Amidst all the roiling disturbance within the economy we forget that life goes on. So today I want to call your attention to the 200th birthday of Charles Darwin. This year is also, coincidentally, the 150th anniversary of his masterwork “Origin of The Species”. Here’s an Op-Ed from today’s New York Times: Op-Ed Contributor – The Origin of Darwin

Most people committed to the accumulation of knowledge have a moment when Darwin affects their world view. For me it was the realization that he destroyed once and for all time the vanity of humankind. For thousands of years we had built intellectual constructs with ourselves placed firmly at the center. Whether it was religious or secular, superstitious or rational, our thought systems and beliefs were always ‘human centric’. We looked at the earth, stars, plants and animals as if they were here to please us. We treated them with a breathtaking hubris and moved them around in our concepts of being as if it were our right so to do.

Darwin destroyed that. He brought us, literally and figuratively, down to earth. For that we owe him vast and timeless thanks. For it is only when we fully grasp the tenuous nature of our hold on life and our vanishing insignificance within the universe as a whole, that we can deal realistically and competently with our long term survival.

Such is the profound impact of Darwinian thinking, as expressed in his foundation of evolutionary theory, that he deserves to be counted as one of the most important intellectuals in history.
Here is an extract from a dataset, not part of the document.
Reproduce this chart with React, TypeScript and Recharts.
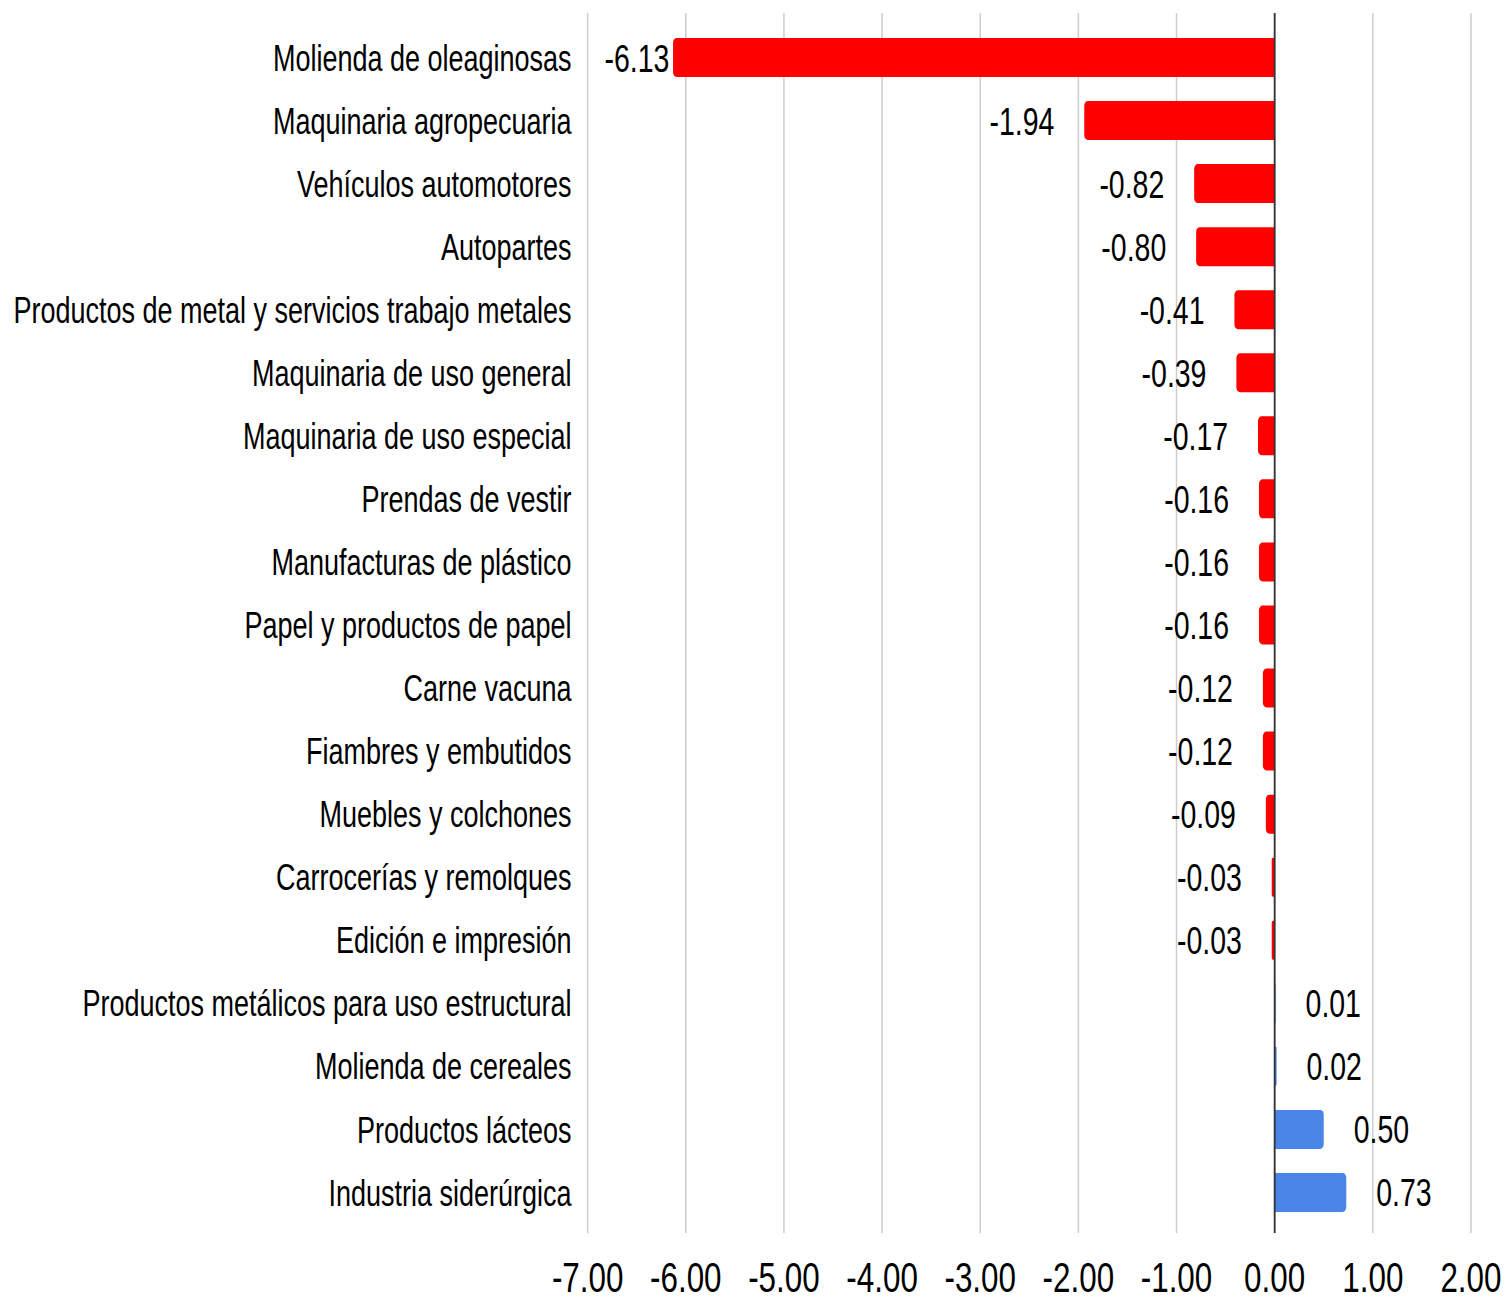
import React from 'react'
import {
  BarChart,
  Bar,
  XAxis,
  YAxis,
  CartesianGrid,
  ReferenceLine,
  Cell,
  LabelList,
} from 'recharts'

const categories = [
  'Molienda de oleaginosas',
  'Maquinaria agropecuaria',
  'Vehículos automotores',
  'Autopartes',
  'Productos de metal y servicios trabajo metales',
  'Maquinaria de uso general',
  'Maquinaria de uso especial',
  'Prendas de vestir',
  'Manufacturas de plástico',
  'Papel y productos de papel',
  'Carne vacuna',
  'Fiambres y embutidos',
  'Muebles y colchones',
  'Carrocerías y remolques',
  'Edición e impresión',
  'Productos metálicos para uso estructural',
  'Molienda de cereales',
  'Productos lácteos',
  'Industria siderúrgica',
]

const values = [
  -6.13, -1.94, -0.82, -0.8, -0.41, -0.39, -0.17, -0.16, -0.16, -0.16, -0.12, -0.12, -0.09,
  -0.03, -0.03, 0.01, 0.02, 0.5, 0.73,
]

const xTicks = [-7, -6, -5, -4, -3, -2, -1, 0, 1, 2]

const rows = categories.map((name, i) => ({ name, value: values[i] }))

// the reference is squeezed horizontally, so draw wide and scale the x axis down
const SX = 0.73
const W = Math.round(1507 / SX)
const H = 1301
const Y_AXIS_W = 805
const PLOT_RIGHT = 2015
const LABEL_FONT = 39
const LABEL_GAP = 41

const RED = '#ff0000'
const BLUE = '#4a86e8'

// rough Arial widths, enough to keep the long label inside the plot
function textWidth(s: string, size: number) {
  let w = 0
  for (const ch of s) w += ch === '.' ? 0.278 : ch === '-' ? 0.333 : 0.556
  return w * size
}

function ValueLabel(props: any) {
  const { x, y, width, height, value } = props
  const text = Number(value).toFixed(2)
  const end = x + width
  const cy = y + height / 2
  if (value < 0) {
    const right = end - LABEL_GAP
    const tw = textWidth(text, LABEL_FONT)
    if (right - tw < Y_AXIS_W + 23) {
      return (
        <text x={Y_AXIS_W + 23} y={cy} dy="0.36em" textAnchor="start" fontSize={LABEL_FONT} fill="#000">
          {text}
        </text>
      )
    }
    return (
      <text x={right} y={cy} dy="0.36em" textAnchor="end" fontSize={LABEL_FONT} fill="#000">
        {text}
      </text>
    )
  }
  return (
    <text x={end + LABEL_GAP} y={cy} dy="0.36em" textAnchor="start" fontSize={LABEL_FONT} fill="#000">
      {text}
    </text>
  )
}

export default function App() {
  return (
    <div
      style={{
        position: 'absolute',
        left: 0,
        top: 0,
        width: 1507,
        height: H,
        overflow: 'hidden',
        background: '#fff',
        fontFamily: '"Liberation Sans", Arial, sans-serif',
      }}
    >
      <div style={{ width: W, height: H, transform: `scaleX(${SX})`, transformOrigin: '0 0' }}>
        <BarChart
          width={W}
          height={H}
          layout="vertical"
          data={rows}
          margin={{ top: 13, right: W - PLOT_RIGHT, bottom: 0, left: 0 }}
        >
          <CartesianGrid horizontal={false} stroke="#cccccc" strokeWidth={2} />
          <XAxis
            type="number"
            domain={[-7, 2]}
            ticks={xTicks}
            tickFormatter={(v: number) => v.toFixed(2)}
            axisLine={false}
            tickLine={false}
            tickSize={0}
            tickMargin={28}
            height={68}
            tick={{ fontSize: 43, fill: '#000' }}
          />
          <YAxis
            type="category"
            dataKey="name"
            width={Y_AXIS_W}
            axisLine={false}
            tickLine={false}
            tickSize={0}
            tickMargin={22}
            interval={0}
            padding={{ top: 13, bottom: 9 }}
            tick={{ fontSize: 37, fill: '#000' }}
          />
          <ReferenceLine x={0} stroke="#333333" strokeWidth={2.5} />
          <Bar dataKey="value" barSize={39} radius={[0, 5, 5, 0]} isAnimationActive={false}>
            {rows.map((r, i) => (
              <Cell key={i} fill={r.value < 0 ? RED : BLUE} />
            ))}
            <LabelList dataKey="value" content={ValueLabel} />
          </Bar>
        </BarChart>
      </div>
    </div>
  )
}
That his impact is thus is demonstrated by the continued resistance to the core of his ideas: that we share a common ancestry with all life on earth. We are not special in any way other than that we understand and can embrace our very ordinary origins. That this offends those who would prefer us to have some higher status is meaningless. Especially to science.

It is baffling that America, home to so much of the science that undergirds modernity, is also so backward in accepting evolution as solid science. It is especially sad because non-acceptance prevents the search for a better understanding of reality. The ongoing difficulty that America has with science and scientific education is one of the greatest challenges we have. The vibrancy of our economic future depends largely on our ability to resolve issues within fields such as health and the environment on the basis of modern, competitive, rational science.

Science does not establish ‘truths’, it is far more modest: it merely makes claims about reality that have yet to be proven wrong. So any scientific theory, whether it is about gravity, electromagnetism, evolution, or quantum mechanics is simply waiting to be invalidated by future research. Until the claims of a theory are falsified, to use Karl Popper’s iconic terminology, we accept them as ‘fact’. All our knowledge is thus the accumulation of corrections to previous errors. We do not change our minds, we learn.

Popper went further to make the claim that the action of problem solving is the very signature of life. That all life is problem solving is a thoroughly Darwinian concept. Life is a search.

So on this, Darwin’s birthday, we should honor the success of his personal search and his consequent contribution to our understanding of the grandeur of life and to our very small and temporary role within it.